A fundamental understanding of complex numbers (numbers encompassing both real and imaginary components) is essential for comprehending the code. Intermediate mastery of how functions operate on complex numbers is also beneficial. While a working knowledge of LaTeX is helpful, it may not be necessary with enough exploration though comments.
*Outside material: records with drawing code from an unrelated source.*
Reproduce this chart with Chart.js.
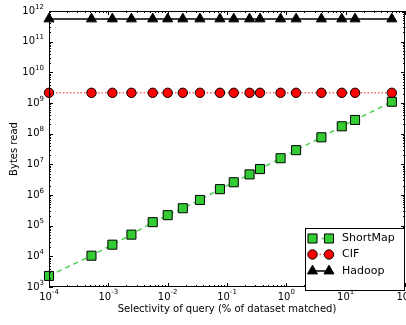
<!DOCTYPE html>
<html>
<head>
<meta charset="utf-8">
<script src="https://cdn.jsdelivr.net/npm/chart.js@4/dist/chart.umd.min.js"></script>
<style>
  html, body { margin: 0; padding: 0; background: #fff; }
  canvas { display: block; }
</style>
</head>
<body>
<canvas id="myChart" width="406" height="325"></canvas>
<script>
// selectivity (% of dataset matched) for each query
const selectivity = [1e-4, 5.2e-4, 1.17e-3, 2.45e-3, 5.6e-3, 1e-2, 1.8e-2, 3.5e-2, 7.6e-2,
  0.13, 0.24, 0.36, 0.8, 1.46, 3.9, 8.6, 14.4, 60];
// bytes read per system
const shortMapBytes = [2.3e3, 1.05e4, 2.4e4, 5.1e4, 1.3e5, 2.2e5, 3.7e5, 6.9e5, 1.55e6,
  2.6e6, 4.7e6, 7.0e6, 1.58e7, 2.9e7, 7.6e7, 1.74e8, 2.8e8, 1.1e9];
const cifBytes = [2.15e9, 2.15e9, 2.15e9, 2.15e9, 2.15e9, 2.15e9, 2.15e9, 2.15e9, 2.15e9,
  2.15e9, 2.15e9, 2.15e9, 2.15e9, 2.15e9, 2.15e9, 2.15e9, 2.15e9, 2.15e9];
const hadoopBytes = [5.5e11, 5.5e11, 5.5e11, 5.5e11, 5.5e11, 5.5e11, 5.5e11, 5.5e11, 5.5e11,
  5.5e11, 5.5e11, 5.5e11, 5.5e11, 5.5e11, 5.5e11, 5.5e11, 5.5e11, 5.5e11];

// decade exponents used for tick labels
const xTickExps = [-4, -3, -2, -1, 0, 1, 2];
const yTickExps = [3, 4, 5, 6, 7, 8, 9, 10, 11, 12];

const xTitle = "Selectivity of query (% of dataset matched)";
const yTitle = "Bytes read";
const font = '"DejaVu Sans", sans-serif';

const points = (ys) => selectivity.map((x, i) => ({ x: x, y: ys[i] }));

// draws 10^n with a raised exponent
function drawPow(ctx, exp, x, y, align, raise) {
  const base = "10", sup = String(exp);
  ctx.font = "10px " + font;
  const bw = ctx.measureText(base).width;
  ctx.font = "7px " + font;
  const sw = ctx.measureText(sup).width;
  const left = align === "right" ? x - bw - sw : x - (bw + sw) / 2;
  ctx.textAlign = "left";
  ctx.textBaseline = "middle";
  ctx.font = "10px " + font;
  ctx.fillText(base, left, y);
  ctx.font = "7px " + font;
  ctx.fillText(sup, left + bw, y - raise);
}

// frame, inward ticks on all four sides, labels and titles
const axesPlugin = {
  id: "axes",
  afterDraw(chart) {
    const ctx = chart.ctx, a = chart.chartArea;
    const xs = chart.scales.x, ys = chart.scales.y;
    ctx.save();
    ctx.strokeStyle = "#000";
    ctx.fillStyle = "#000";
    ctx.lineWidth = 1;
    ctx.strokeRect(a.left + 0.5, a.top + 0.5, a.right - a.left - 1, a.bottom - a.top - 1);

    ctx.beginPath();
    xTickExps.forEach((e, i) => {
      const px = Math.round(xs.getPixelForValue(Math.pow(10, e))) + 0.5;
      ctx.moveTo(px, a.bottom); ctx.lineTo(px, a.bottom - 4);
      ctx.moveTo(px, a.top); ctx.lineTo(px, a.top + 4);
      if (i < xTickExps.length - 1) {
        for (let k = 2; k < 10; k++) {
          const mx = Math.round(xs.getPixelForValue(k * Math.pow(10, e))) + 0.5;
          ctx.moveTo(mx, a.bottom); ctx.lineTo(mx, a.bottom - 2);
          ctx.moveTo(mx, a.top); ctx.lineTo(mx, a.top + 2);
        }
      }
    });
    yTickExps.forEach((e, i) => {
      const py = Math.round(ys.getPixelForValue(Math.pow(10, e))) + 0.5;
      ctx.moveTo(a.left, py); ctx.lineTo(a.left + 4, py);
      ctx.moveTo(a.right, py); ctx.lineTo(a.right - 4, py);
      if (i < yTickExps.length - 1) {
        for (let k = 2; k < 10; k++) {
          const my = Math.round(ys.getPixelForValue(k * Math.pow(10, e))) + 0.5;
          ctx.moveTo(a.left, my); ctx.lineTo(a.left + 2, my);
          ctx.moveTo(a.right, my); ctx.lineTo(a.right - 2, my);
        }
      }
    });
    ctx.stroke();

    xTickExps.forEach(e => {
      drawPow(ctx, e, xs.getPixelForValue(Math.pow(10, e)), a.bottom + 10, "center", 5);
    });
    yTickExps.forEach(e => {
      drawPow(ctx, e, a.left - 5, ys.getPixelForValue(Math.pow(10, e)), "right", 4);
    });

    ctx.font = "10px " + font;
    ctx.textAlign = "center";
    ctx.textBaseline = "middle";
    ctx.fillText(xTitle, (a.left + a.right) / 2, 309);
    ctx.translate(14, (a.top + a.bottom) / 2);
    ctx.rotate(-Math.PI / 2);
    ctx.fillText(yTitle, 0, 0);
    ctx.restore();
  }
};

// boxed legend in the lower right, two markers joined by the line style
const legendPlugin = {
  id: "boxLegend",
  afterDraw(chart) {
    const ctx = chart.ctx;
    const box = { x: 305.5, y: 228.5, w: 99, h: 62 };
    ctx.save();
    ctx.fillStyle = "#fff";
    ctx.fillRect(box.x, box.y, box.w, box.h);
    ctx.strokeStyle = "#000";
    ctx.lineWidth = 1;
    ctx.strokeRect(box.x, box.y, box.w, box.h);
    const rowY = [238.5, 254.5, 271];
    chart.data.datasets.forEach((ds, i) => {
      const y = rowY[i];
      ctx.save();
      ctx.strokeStyle = ds.borderColor;
      ctx.lineWidth = ds.borderWidth;
      ctx.setLineDash(ds.borderDash || []);
      ctx.beginPath();
      ctx.moveTo(312.5, y); ctx.lineTo(329, y);
      ctx.stroke();
      ctx.restore();
      [312.5, 329].forEach(x => {
        ctx.fillStyle = ds.pointBackgroundColor;
        ctx.strokeStyle = ds.pointBorderColor;
        Chart.helpers.drawPoint(ctx, {
          pointStyle: ds.pointStyle, radius: ds.pointRadius, rotation: 0,
          borderWidth: ds.pointBorderWidth
        }, x, y);
      });
      ctx.fillStyle = "#000";
      ctx.font = "11px " + font;
      ctx.textAlign = "left";
      ctx.textBaseline = "middle";
      ctx.fillText(ds.label, 342, y);
    });
    ctx.restore();
  }
};

const ctx = document.getElementById("myChart").getContext("2d");
const myChart = new Chart(ctx, {
  type: "line",
  data: {
    datasets: [
      {
        label: "ShortMap",
        data: points(shortMapBytes),
        borderColor: "rgba(50, 205, 50, 0.85)",
        borderWidth: 1.5,
        borderDash: [5, 4],
        pointStyle: "rect",
        pointRadius: 6.4,
        pointBackgroundColor: "#33cc33",
        pointBorderColor: "#000",
        pointBorderWidth: 1,
        order: 3,
        clip: false,
      },
      {
        label: "CIF",
        data: points(cifBytes),
        borderColor: "rgba(255, 60, 60, 0.8)",
        borderWidth: 1.5,
        borderDash: [1.5, 2],
        pointStyle: "circle",
        pointRadius: 4.7,
        pointBackgroundColor: "#ff0000",
        pointBorderColor: "#000",
        pointBorderWidth: 1,
        order: 2,
        clip: false,
      },
      {
        label: "Hadoop",
        data: points(hadoopBytes),
        borderColor: "#000",
        borderWidth: 1.5,
        pointStyle: "triangle",
        pointRadius: 5.8,
        pointBackgroundColor: "#000",
        pointBorderColor: "#000",
        pointBorderWidth: 1,
        order: 1,
        clip: false,
      },
    ],
  },
  options: {
    responsive: false,
    animation: false,
    devicePixelRatio: 1,
    layout: { autoPadding: false, padding: { top: 11, right: 1, left: 0, bottom: 0 } },
    plugins: { legend: { display: false }, tooltip: { enabled: false } },
    scales: {
      x: {
        type: "logarithmic",
        min: 1e-4,
        max: 1e2,
        ticks: { display: false },
        grid: { display: false },
        border: { display: false },
        afterFit: (s) => { s.height = 38; },
      },
      y: {
        type: "logarithmic",
        min: 1e3,
        max: 1e12,
        ticks: { display: false },
        grid: { display: false },
        border: { display: false },
        afterFit: (s) => { s.width = 49; },
      },
    },
  },
  plugins: [axesPlugin, legendPlugin],
});
</script>
</body>
</html>
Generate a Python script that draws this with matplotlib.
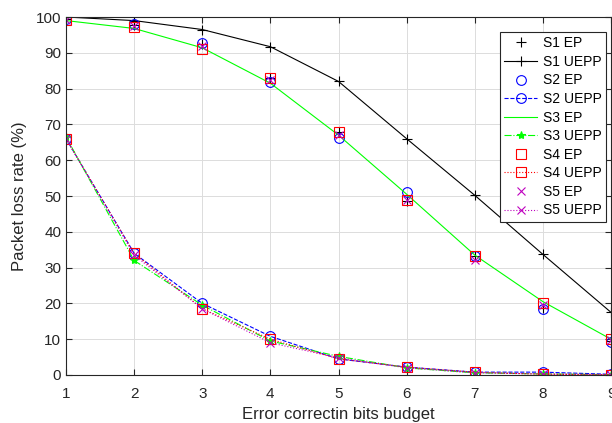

Furthermore, a basic understanding of trees as data structures and recursion is likely necessary to realize the code's functionality.
The code is run from the Main.java class.
User input is taken in
The equation class will take this string input and create a binary tree of the entire equation.
The tree is made up of the Nodes via the Node class.
These Nodes have either data or and operator and either two or zero sub-nodes (left and right).
The equation class creates this tree by adheres PEMDAS (Parenthesis, Exponentiation, Multiplication/Division, Addition/Subtraction) and adding in a node for each operator and number.
Each number is stored as a complex number from the Complex Number class.
This includes i which would be stored as 0 + 1i.
The equation parser goes very far in splitting number as to turn 2 + 4i into three separate nodes (plus two operator nodes + * ): 2 + 0i 1 + 0i and 0 + 1i.
After the equation creates the tree, the Main script evaluates the equation at 0, 1, and i as to confirm with the user what the function should be doing.
The Main script then initializes the frame that will be used by Swing and AWT.
The next step is the other major part of the program: the scene.
Main creates a scene by passing in values of the camera, points and desired view of the scene.
Scene is able to interprete this and by using the Vector class and Matrix class will create a 2D projection of the 4D graph.
From there SweepXValues is used to evaluate the equation at many x-values and will return the values at a given imaginary value of x to the main script.
(through testing I have discovered the optimal range to be from 100-1000, but this will clearly depend on computer processing power)
The main script then uses DrawPoint to add all the sweep values and draw them.
This is called on every key press. (It would be unnecessary to call this more often)
By using the scroll wheel of the mouse the user is able to move through any of the calculated imaginary x-values.
The second mode used allows for the visualisation of multiple lines at the same time.
For example if your current slice is set to Im[x] = 0 the next lines will be of the same equation but will have different Im[x] values.
If you wish to input your own equation use version tagged as V2.0.0. V1.1.0 allows for viewing of a singular equation.
To run the program type the following command in the terminal (in the same directory as the file): java -jar ComplexCalculatorV2.0.0.jar.
The equation parser within the code is designed to handle the output from the scanner directly. When entering the equation, adhere to the LaTeX format. It is important to note that trigonometric functions must use curly braces {} to enclose the argument instead of regular parentheses (). For instance, use \sin{2} instead of \sin(2).
Use w a s d to move and z and x to zoom in and out.
Use the scroll wheel or scroll on the trackpad to move through different imaginary inputs for x.
Use m to toggle between modes 1 and 2.
Use n to change the number of additional lines in mode 2.
Use c to change color pallete for mode 2.